I'm fairly new to the site, but have been listening to the podcasts daily. Great info, and packed with lots of information. 

I'm a licensed architect working for a mid-size firm, now looking to get involved myself in real estate. I've been involved from the architect side for several years now, but being fee-based income allows for only so much growth potential. I also have experience working for a contractor in college, framing up wood framed buildings. 

My idea is to start with house hacking, maybe a triplex or quad. I think I have enough information to go on, just need to save some more capital and take the dive. 

Then I'd like to progress to multi-family new construction - with the idea of holding the properties I build. I feel confident given my background that the buildings I build would be solid and good long term investments. Always subject to things going wrong, but somehow if I draw the detail and am on site supervising, I think I'll sleep better at night. 
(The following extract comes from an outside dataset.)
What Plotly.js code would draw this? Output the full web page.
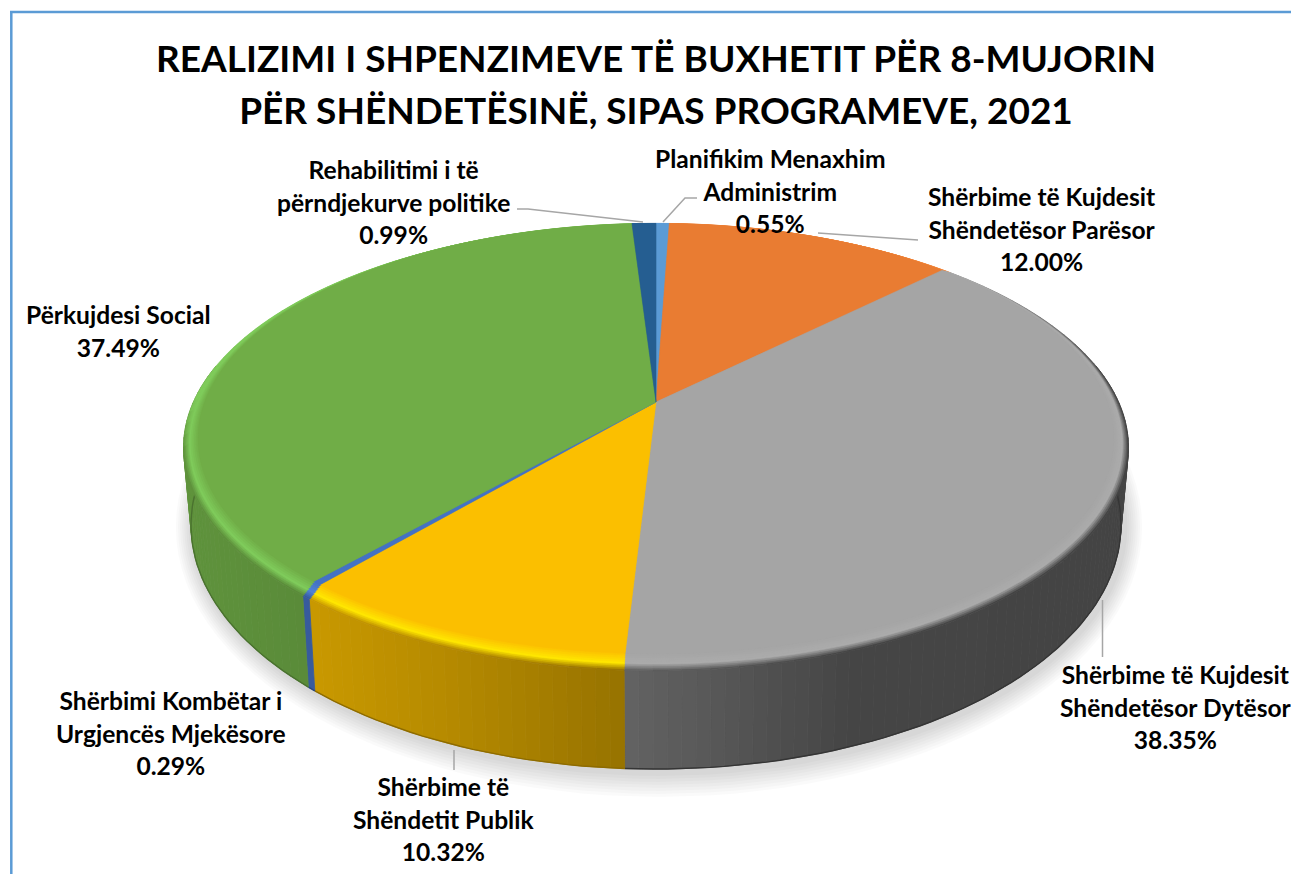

So with that in mind, I'm wondering about financing. I am not sure if I'll do a 203k loan with the house hack, it depends on the scale of the project, or just have a mortgage and pay the construction cost out of pocket. I understand that would allow me to do more of the work myself than a 203k, and have less paperwork. Does that sound right?

If this all goes well and then I decide to transition to new construction - I'm wondering how banks would see a holder of a multi-family property and collateral for a down payment on a construction loan. I know generally banks will want 20-25% down on a construction loan, which could be a substantial amount of cash depending on project scale. I'm sure I'll need lenders to get me to the down payment amount, but the more of that I can cover with personal capital the better. I've also read the potential of banks to allow for deferred architect/developer fees to count towards the down payment, but that seems to vary by location and I don't want to depend on that. 

Does anyone have insight to how a bank would see an applicant for a construction loan who holds a multifamily property on a mortgage? My debt-to-income ratio would be something to consider, but would they see the multi-family I would own as potential collateral on a down payment? I think it depends on my equity in the multi family, but I wonder if only the equity would count or if there's something else I should think about there. 

Also, understandably this is far in the future - I'll need to start with a house hack to get my feet wet, I don't think it is smart to jump in the deep end with a new construction project - unless if having the mortgage on a house hack would put me out of reach on getting a construction loan. Maybe I would want to sell the house hack to get a construction loan - but again ideally I'd like to be a buy and hold or build and hold investor.

I am in the phase of writing a business plan and this is more or less the long term trajectory I'm interested in. 

Any thoughts would be greatly appreciated, and I'm excited to join and become active in this great community!